── Dataset extract
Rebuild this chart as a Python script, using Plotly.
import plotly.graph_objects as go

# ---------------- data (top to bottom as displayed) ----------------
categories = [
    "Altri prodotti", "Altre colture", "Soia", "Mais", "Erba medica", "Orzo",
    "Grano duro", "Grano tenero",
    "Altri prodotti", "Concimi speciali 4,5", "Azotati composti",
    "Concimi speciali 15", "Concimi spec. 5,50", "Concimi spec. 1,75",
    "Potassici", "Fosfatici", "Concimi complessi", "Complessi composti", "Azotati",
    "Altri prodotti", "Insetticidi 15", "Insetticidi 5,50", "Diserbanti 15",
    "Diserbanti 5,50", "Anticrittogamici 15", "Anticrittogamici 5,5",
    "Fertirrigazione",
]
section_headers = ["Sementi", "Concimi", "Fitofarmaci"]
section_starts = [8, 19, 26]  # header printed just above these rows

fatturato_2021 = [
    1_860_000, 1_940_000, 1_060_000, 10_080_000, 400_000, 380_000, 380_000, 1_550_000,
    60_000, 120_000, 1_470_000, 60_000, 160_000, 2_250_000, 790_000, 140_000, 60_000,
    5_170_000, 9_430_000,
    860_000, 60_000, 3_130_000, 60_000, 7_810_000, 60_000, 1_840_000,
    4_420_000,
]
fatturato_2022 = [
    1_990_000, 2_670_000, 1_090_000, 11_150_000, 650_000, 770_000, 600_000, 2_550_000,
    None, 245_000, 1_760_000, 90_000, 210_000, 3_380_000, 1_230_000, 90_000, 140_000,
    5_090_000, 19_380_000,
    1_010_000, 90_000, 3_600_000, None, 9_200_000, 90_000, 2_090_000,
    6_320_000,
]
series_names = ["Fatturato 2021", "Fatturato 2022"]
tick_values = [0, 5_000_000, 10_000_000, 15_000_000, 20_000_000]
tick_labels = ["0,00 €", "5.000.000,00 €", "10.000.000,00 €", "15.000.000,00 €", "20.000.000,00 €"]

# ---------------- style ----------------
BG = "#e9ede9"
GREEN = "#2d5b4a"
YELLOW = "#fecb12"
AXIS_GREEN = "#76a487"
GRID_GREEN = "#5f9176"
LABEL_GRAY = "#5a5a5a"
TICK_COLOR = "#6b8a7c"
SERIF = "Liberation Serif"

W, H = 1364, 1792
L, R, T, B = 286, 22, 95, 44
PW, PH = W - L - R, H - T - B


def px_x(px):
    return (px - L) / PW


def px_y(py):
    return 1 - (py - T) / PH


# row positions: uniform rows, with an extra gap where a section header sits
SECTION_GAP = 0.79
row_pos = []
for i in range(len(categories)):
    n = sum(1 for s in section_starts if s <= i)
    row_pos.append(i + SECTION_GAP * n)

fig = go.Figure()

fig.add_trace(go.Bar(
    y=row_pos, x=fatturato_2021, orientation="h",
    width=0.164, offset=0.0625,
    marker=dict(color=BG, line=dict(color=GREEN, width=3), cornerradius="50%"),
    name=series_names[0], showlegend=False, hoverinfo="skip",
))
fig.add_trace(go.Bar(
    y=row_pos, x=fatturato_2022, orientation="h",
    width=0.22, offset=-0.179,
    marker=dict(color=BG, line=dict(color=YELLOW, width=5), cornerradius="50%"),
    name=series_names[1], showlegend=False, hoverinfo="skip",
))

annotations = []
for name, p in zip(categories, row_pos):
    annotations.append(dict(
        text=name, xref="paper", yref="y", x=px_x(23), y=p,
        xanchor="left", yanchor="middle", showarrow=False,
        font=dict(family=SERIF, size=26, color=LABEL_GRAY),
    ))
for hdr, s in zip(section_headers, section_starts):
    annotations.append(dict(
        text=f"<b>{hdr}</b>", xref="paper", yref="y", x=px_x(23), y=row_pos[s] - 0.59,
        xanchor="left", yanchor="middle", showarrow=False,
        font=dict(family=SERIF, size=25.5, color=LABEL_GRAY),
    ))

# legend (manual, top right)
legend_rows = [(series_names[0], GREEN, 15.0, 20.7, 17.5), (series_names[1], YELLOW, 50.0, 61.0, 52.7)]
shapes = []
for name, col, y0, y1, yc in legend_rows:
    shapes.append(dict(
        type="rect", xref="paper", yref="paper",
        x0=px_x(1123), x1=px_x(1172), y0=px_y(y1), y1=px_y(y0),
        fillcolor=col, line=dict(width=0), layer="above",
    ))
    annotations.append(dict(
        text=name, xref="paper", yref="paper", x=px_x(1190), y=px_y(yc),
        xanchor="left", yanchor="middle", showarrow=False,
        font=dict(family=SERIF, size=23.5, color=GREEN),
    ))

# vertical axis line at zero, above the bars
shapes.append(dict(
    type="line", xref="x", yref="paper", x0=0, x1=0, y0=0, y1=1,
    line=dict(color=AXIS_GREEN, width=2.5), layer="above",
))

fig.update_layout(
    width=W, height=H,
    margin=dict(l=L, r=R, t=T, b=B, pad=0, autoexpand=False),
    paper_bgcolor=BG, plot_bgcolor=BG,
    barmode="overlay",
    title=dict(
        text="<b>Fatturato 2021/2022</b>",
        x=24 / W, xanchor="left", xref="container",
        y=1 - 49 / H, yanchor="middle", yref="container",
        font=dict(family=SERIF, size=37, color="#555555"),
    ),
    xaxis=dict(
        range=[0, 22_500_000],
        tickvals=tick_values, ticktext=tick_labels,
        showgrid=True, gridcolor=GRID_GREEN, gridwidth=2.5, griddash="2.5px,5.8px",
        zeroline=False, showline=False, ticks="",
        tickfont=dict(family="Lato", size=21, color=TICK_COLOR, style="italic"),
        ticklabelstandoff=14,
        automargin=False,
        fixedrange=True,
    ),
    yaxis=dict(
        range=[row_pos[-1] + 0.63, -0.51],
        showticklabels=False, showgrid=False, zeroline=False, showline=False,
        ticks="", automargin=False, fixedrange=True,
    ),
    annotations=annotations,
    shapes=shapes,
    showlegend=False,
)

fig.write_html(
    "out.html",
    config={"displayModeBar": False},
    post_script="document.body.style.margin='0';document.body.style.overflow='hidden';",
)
────
Exercise brief: Transcribe the data above in full, exactly.

Completed exercise:
Rebuild this chart as a Python script, using Plotly.
import plotly.graph_objects as go

# ---------------- data (top to bottom as displayed) ----------------
categories = [
    "Altri prodotti", "Altre colture", "Soia", "Mais", "Erba medica", "Orzo",
    "Grano duro", "Grano tenero",
    "Altri prodotti", "Concimi speciali 4,5", "Azotati composti",
    "Concimi speciali 15", "Concimi spec. 5,50", "Concimi spec. 1,75",
    "Potassici", "Fosfatici", "Concimi complessi", "Complessi composti", "Azotati",
    "Altri prodotti", "Insetticidi 15", "Insetticidi 5,50", "Diserbanti 15",
    "Diserbanti 5,50", "Anticrittogamici 15", "Anticrittogamici 5,5",
    "Fertirrigazione",
]
section_headers = ["Sementi", "Concimi", "Fitofarmaci"]
section_starts = [8, 19, 26]  # header printed just above these rows

fatturato_2021 = [
    1_860_000, 1_940_000, 1_060_000, 10_080_000, 400_000, 380_000, 380_000, 1_550_000,
    60_000, 120_000, 1_470_000, 60_000, 160_000, 2_250_000, 790_000, 140_000, 60_000,
    5_170_000, 9_430_000,
    860_000, 60_000, 3_130_000, 60_000, 7_810_000, 60_000, 1_840_000,
    4_420_000,
]
fatturato_2022 = [
    1_990_000, 2_670_000, 1_090_000, 11_150_000, 650_000, 770_000, 600_000, 2_550_000,
    None, 245_000, 1_760_000, 90_000, 210_000, 3_380_000, 1_230_000, 90_000, 140_000,
    5_090_000, 19_380_000,
    1_010_000, 90_000, 3_600_000, None, 9_200_000, 90_000, 2_090_000,
    6_320_000,
]
series_names = ["Fatturato 2021", "Fatturato 2022"]
tick_values = [0, 5_000_000, 10_000_000, 15_000_000, 20_000_000]
tick_labels = ["0,00 €", "5.000.000,00 €", "10.000.000,00 €", "15.000.000,00 €", "20.000.000,00 €"]

# ---------------- style ----------------
BG = "#e9ede9"
GREEN = "#2d5b4a"
YELLOW = "#fecb12"
AXIS_GREEN = "#76a487"
GRID_GREEN = "#5f9176"
LABEL_GRAY = "#5a5a5a"
TICK_COLOR = "#6b8a7c"
SERIF = "Liberation Serif"

W, H = 1364, 1792
L, R, T, B = 286, 22, 95, 44
PW, PH = W - L - R, H - T - B


def px_x(px):
    return (px - L) / PW


def px_y(py):
    return 1 - (py - T) / PH


# row positions: uniform rows, with an extra gap where a section header sits
SECTION_GAP = 0.79
row_pos = []
for i in range(len(categories)):
    n = sum(1 for s in section_starts if s <= i)
    row_pos.append(i + SECTION_GAP * n)

fig = go.Figure()

fig.add_trace(go.Bar(
    y=row_pos, x=fatturato_2021, orientation="h",
    width=0.164, offset=0.0625,
    marker=dict(color=BG, line=dict(color=GREEN, width=3), cornerradius="50%"),
    name=series_names[0], showlegend=False, hoverinfo="skip",
))
fig.add_trace(go.Bar(
    y=row_pos, x=fatturato_2022, orientation="h",
    width=0.22, offset=-0.179,
    marker=dict(color=BG, line=dict(color=YELLOW, width=5), cornerradius="50%"),
    name=series_names[1], showlegend=False, hoverinfo="skip",
))

annotations = []
for name, p in zip(categories, row_pos):
    annotations.append(dict(
        text=name, xref="paper", yref="y", x=px_x(23), y=p,
        xanchor="left", yanchor="middle", showarrow=False,
        font=dict(family=SERIF, size=26, color=LABEL_GRAY),
    ))
for hdr, s in zip(section_headers, section_starts):
    annotations.append(dict(
        text=f"<b>{hdr}</b>", xref="paper", yref="y", x=px_x(23), y=row_pos[s] - 0.59,
        xanchor="left", yanchor="middle", showarrow=False,
        font=dict(family=SERIF, size=25.5, color=LABEL_GRAY),
    ))

# legend (manual, top right)
legend_rows = [(series_names[0], GREEN, 15.0, 20.7, 17.5), (series_names[1], YELLOW, 50.0, 61.0, 52.7)]
shapes = []
for name, col, y0, y1, yc in legend_rows:
    shapes.append(dict(
        type="rect", xref="paper", yref="paper",
        x0=px_x(1123), x1=px_x(1172), y0=px_y(y1), y1=px_y(y0),
        fillcolor=col, line=dict(width=0), layer="above",
    ))
    annotations.append(dict(
        text=name, xref="paper", yref="paper", x=px_x(1190), y=px_y(yc),
        xanchor="left", yanchor="middle", showarrow=False,
        font=dict(family=SERIF, size=23.5, color=GREEN),
    ))

# vertical axis line at zero, above the bars
shapes.append(dict(
    type="line", xref="x", yref="paper", x0=0, x1=0, y0=0, y1=1,
    line=dict(color=AXIS_GREEN, width=2.5), layer="above",
))

fig.update_layout(
    width=W, height=H,
    margin=dict(l=L, r=R, t=T, b=B, pad=0, autoexpand=False),
    paper_bgcolor=BG, plot_bgcolor=BG,
    barmode="overlay",
    title=dict(
        text="<b>Fatturato 2021/2022</b>",
        x=24 / W, xanchor="left", xref="container",
        y=1 - 49 / H, yanchor="middle", yref="container",
        font=dict(family=SERIF, size=37, color="#555555"),
    ),
    xaxis=dict(
        range=[0, 22_500_000],
        tickvals=tick_values, ticktext=tick_labels,
        showgrid=True, gridcolor=GRID_GREEN, gridwidth=2.5, griddash="2.5px,5.8px",
        zeroline=False, showline=False, ticks="",
        tickfont=dict(family="Lato", size=21, color=TICK_COLOR, style="italic"),
        ticklabelstandoff=14,
        automargin=False,
        fixedrange=True,
    ),
    yaxis=dict(
        range=[row_pos[-1] + 0.63, -0.51],
        showticklabels=False, showgrid=False, zeroline=False, showline=False,
        ticks="", automargin=False, fixedrange=True,
    ),
    annotations=annotations,
    shapes=shapes,
    showlegend=False,
)

fig.write_html(
    "out.html",
    config={"displayModeBar": False},
    post_script="document.body.style.margin='0';document.body.style.overflow='hidden';",
)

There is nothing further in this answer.